-------- Collected data

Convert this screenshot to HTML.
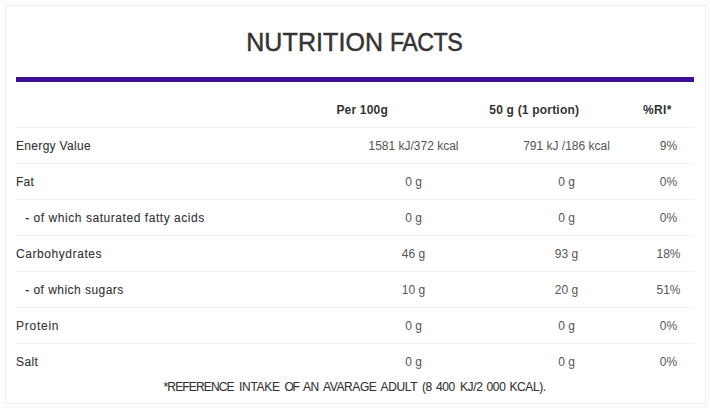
<!DOCTYPE html>
<html>
<head>
<meta charset="utf-8">
<style>
html,body{margin:0;padding:0;background:#fff;}
body{width:710px;height:410px;position:relative;overflow:hidden;font-family:"Liberation Sans",sans-serif;color:#333;}
.box{position:absolute;left:5px;top:5px;width:699px;height:397px;border:1px solid #efefef;}
.box2{position:absolute;left:2px;top:1px;width:705px;height:405px;border:1px solid #f8f8f8;}
.t{position:absolute;white-space:nowrap;line-height:1;}
.ttl{top:30px;font-size:25px;color:#333;-webkit-text-stroke:0.45px #333;}
.bar{position:absolute;left:16px;top:77px;width:678px;height:5px;background:#3d1095;}
.sep{position:absolute;left:16px;width:678px;height:1px;background:#f2f2f2;}
.h{font-weight:bold;font-size:12px;top:104px;color:#333;letter-spacing:0.2px;}
.lab{font-size:12px;left:16px;color:#333;-webkit-text-stroke:0.1px #333;}
.sub{left:25.2px;}
.v{font-size:12px;text-align:center;color:#555;}
.c1{left:337px;width:153px;}
.c2{left:490px;width:153px;}
.c3{left:643px;width:51px;}
.fw{top:381px;font-size:12px;color:#333;-webkit-text-stroke:0.1px #333;}
</style>
</head>
<body>
<div class="box2"></div>
<div class="box"></div>
<div class="t ttl" style="left:246.2px;letter-spacing:0.11px">NUTRITION</div>
<div class="t ttl" style="left:390.2px;letter-spacing:-0.6px;transform:scaleX(0.93);transform-origin:0 0">FACTS</div>
<div class="bar"></div>

<div class="t h" style="left:336.4px">Per 100g</div>
<div class="t h" style="left:489.3px">50 g (1 portion)</div>
<div class="t h" style="left:643px;letter-spacing:0.38px">%RI*</div>

<div class="sep" style="top:127px"></div>
<div class="sep" style="top:163px"></div>
<div class="sep" style="top:199px"></div>
<div class="sep" style="top:235px"></div>
<div class="sep" style="top:271px"></div>
<div class="sep" style="top:307px"></div>
<div class="sep" style="top:343px"></div>

<div class="t lab" style="top:140px;letter-spacing:0.32px">Energy Value</div>
<div class="t v c1" style="top:140px">1581 kJ/372 kcal</div>
<div class="t v c2" style="top:140px">791 kJ /186 kcal</div>
<div class="t v c3" style="top:140px">9%</div>

<div class="t lab" style="top:176px;letter-spacing:0.2px">Fat</div>
<div class="t v c1" style="top:176px">0 g</div>
<div class="t v c2" style="top:176px">0 g</div>
<div class="t v c3" style="top:176px">0%</div>

<div class="t lab sub" style="top:212px;letter-spacing:0.55px">- of which saturated fatty acids</div>
<div class="t v c1" style="top:212px">0 g</div>
<div class="t v c2" style="top:212px">0 g</div>
<div class="t v c3" style="top:212px">0%</div>

<div class="t lab" style="top:248px;letter-spacing:0.57px">Carbohydrates</div>
<div class="t v c1" style="top:248px">46 g</div>
<div class="t v c2" style="top:248px">93 g</div>
<div class="t v c3" style="top:248px">18%</div>

<div class="t lab sub" style="top:284px;letter-spacing:0.46px">- of which sugars</div>
<div class="t v c1" style="top:284px">10 g</div>
<div class="t v c2" style="top:284px">20 g</div>
<div class="t v c3" style="top:284px">51%</div>

<div class="t lab" style="top:320px;letter-spacing:0.75px">Protein</div>
<div class="t v c1" style="top:320px">0 g</div>
<div class="t v c2" style="top:320px">0 g</div>
<div class="t v c3" style="top:320px">0%</div>

<div class="t lab" style="top:356px;letter-spacing:0.4px">Salt</div>
<div class="t v c1" style="top:356px">0 g</div>
<div class="t v c2" style="top:356px">0 g</div>
<div class="t v c3" style="top:356px">0%</div>

<div class="t fw" style="left:163.5px;letter-spacing:-0.85px">*REFERENCE</div>
<div class="t fw" style="left:239.0px;letter-spacing:-0.3px">INTAKE</div>
<div class="t fw" style="left:284.5px;letter-spacing:-1.4px">OF</div>
<div class="t fw" style="left:303.0px;letter-spacing:-0.4px">AN</div>
<div class="t fw" style="left:323.0px;letter-spacing:-0.4px">AVARAGE</div>
<div class="t fw" style="left:380.5px;letter-spacing:-0.35px">ADULT</div>
<div class="t fw" style="left:422.0px;letter-spacing:-0.4px">(8</div>
<div class="t fw" style="left:436.0px;letter-spacing:-0.4px">400</div>
<div class="t fw" style="left:460.0px;letter-spacing:-0.4px">KJ/2</div>
<div class="t fw" style="left:486.5px;letter-spacing:-0.3px">000</div>
<div class="t fw" style="left:509.5px;letter-spacing:-0.4px">KCAL).</div>
</body>
</html>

----------------

_Written exercise_: Are you able to set down all the lines above exactly, without any pictures?

_Solution for this exercise_:
Convert this screenshot to HTML.
<!DOCTYPE html>
<html>
<head>
<meta charset="utf-8">
<style>
html,body{margin:0;padding:0;background:#fff;}
body{width:710px;height:410px;position:relative;overflow:hidden;font-family:"Liberation Sans",sans-serif;color:#333;}
.box{position:absolute;left:5px;top:5px;width:699px;height:397px;border:1px solid #efefef;}
.box2{position:absolute;left:2px;top:1px;width:705px;height:405px;border:1px solid #f8f8f8;}
.t{position:absolute;white-space:nowrap;line-height:1;}
.ttl{top:30px;font-size:25px;color:#333;-webkit-text-stroke:0.45px #333;}
.bar{position:absolute;left:16px;top:77px;width:678px;height:5px;background:#3d1095;}
.sep{position:absolute;left:16px;width:678px;height:1px;background:#f2f2f2;}
.h{font-weight:bold;font-size:12px;top:104px;color:#333;letter-spacing:0.2px;}
.lab{font-size:12px;left:16px;color:#333;-webkit-text-stroke:0.1px #333;}
.sub{left:25.2px;}
.v{font-size:12px;text-align:center;color:#555;}
.c1{left:337px;width:153px;}
.c2{left:490px;width:153px;}
.c3{left:643px;width:51px;}
.fw{top:381px;font-size:12px;color:#333;-webkit-text-stroke:0.1px #333;}
</style>
</head>
<body>
<div class="box2"></div>
<div class="box"></div>
<div class="t ttl" style="left:246.2px;letter-spacing:0.11px">NUTRITION</div>
<div class="t ttl" style="left:390.2px;letter-spacing:-0.6px;transform:scaleX(0.93);transform-origin:0 0">FACTS</div>
<div class="bar"></div>

<div class="t h" style="left:336.4px">Per 100g</div>
<div class="t h" style="left:489.3px">50 g (1 portion)</div>
<div class="t h" style="left:643px;letter-spacing:0.38px">%RI*</div>

<div class="sep" style="top:127px"></div>
<div class="sep" style="top:163px"></div>
<div class="sep" style="top:199px"></div>
<div class="sep" style="top:235px"></div>
<div class="sep" style="top:271px"></div>
<div class="sep" style="top:307px"></div>
<div class="sep" style="top:343px"></div>

<div class="t lab" style="top:140px;letter-spacing:0.32px">Energy Value</div>
<div class="t v c1" style="top:140px">1581 kJ/372 kcal</div>
<div class="t v c2" style="top:140px">791 kJ /186 kcal</div>
<div class="t v c3" style="top:140px">9%</div>

<div class="t lab" style="top:176px;letter-spacing:0.2px">Fat</div>
<div class="t v c1" style="top:176px">0 g</div>
<div class="t v c2" style="top:176px">0 g</div>
<div class="t v c3" style="top:176px">0%</div>

<div class="t lab sub" style="top:212px;letter-spacing:0.55px">- of which saturated fatty acids</div>
<div class="t v c1" style="top:212px">0 g</div>
<div class="t v c2" style="top:212px">0 g</div>
<div class="t v c3" style="top:212px">0%</div>

<div class="t lab" style="top:248px;letter-spacing:0.57px">Carbohydrates</div>
<div class="t v c1" style="top:248px">46 g</div>
<div class="t v c2" style="top:248px">93 g</div>
<div class="t v c3" style="top:248px">18%</div>

<div class="t lab sub" style="top:284px;letter-spacing:0.46px">- of which sugars</div>
<div class="t v c1" style="top:284px">10 g</div>
<div class="t v c2" style="top:284px">20 g</div>
<div class="t v c3" style="top:284px">51%</div>

<div class="t lab" style="top:320px;letter-spacing:0.75px">Protein</div>
<div class="t v c1" style="top:320px">0 g</div>
<div class="t v c2" style="top:320px">0 g</div>
<div class="t v c3" style="top:320px">0%</div>

<div class="t lab" style="top:356px;letter-spacing:0.4px">Salt</div>
<div class="t v c1" style="top:356px">0 g</div>
<div class="t v c2" style="top:356px">0 g</div>
<div class="t v c3" style="top:356px">0%</div>

<div class="t fw" style="left:163.5px;letter-spacing:-0.85px">*REFERENCE</div>
<div class="t fw" style="left:239.0px;letter-spacing:-0.3px">INTAKE</div>
<div class="t fw" style="left:284.5px;letter-spacing:-1.4px">OF</div>
<div class="t fw" style="left:303.0px;letter-spacing:-0.4px">AN</div>
<div class="t fw" style="left:323.0px;letter-spacing:-0.4px">AVARAGE</div>
<div class="t fw" style="left:380.5px;letter-spacing:-0.35px">ADULT</div>
<div class="t fw" style="left:422.0px;letter-spacing:-0.4px">(8</div>
<div class="t fw" style="left:436.0px;letter-spacing:-0.4px">400</div>
<div class="t fw" style="left:460.0px;letter-spacing:-0.4px">KJ/2</div>
<div class="t fw" style="left:486.5px;letter-spacing:-0.3px">000</div>
<div class="t fw" style="left:509.5px;letter-spacing:-0.4px">KCAL).</div>
</body>
</html>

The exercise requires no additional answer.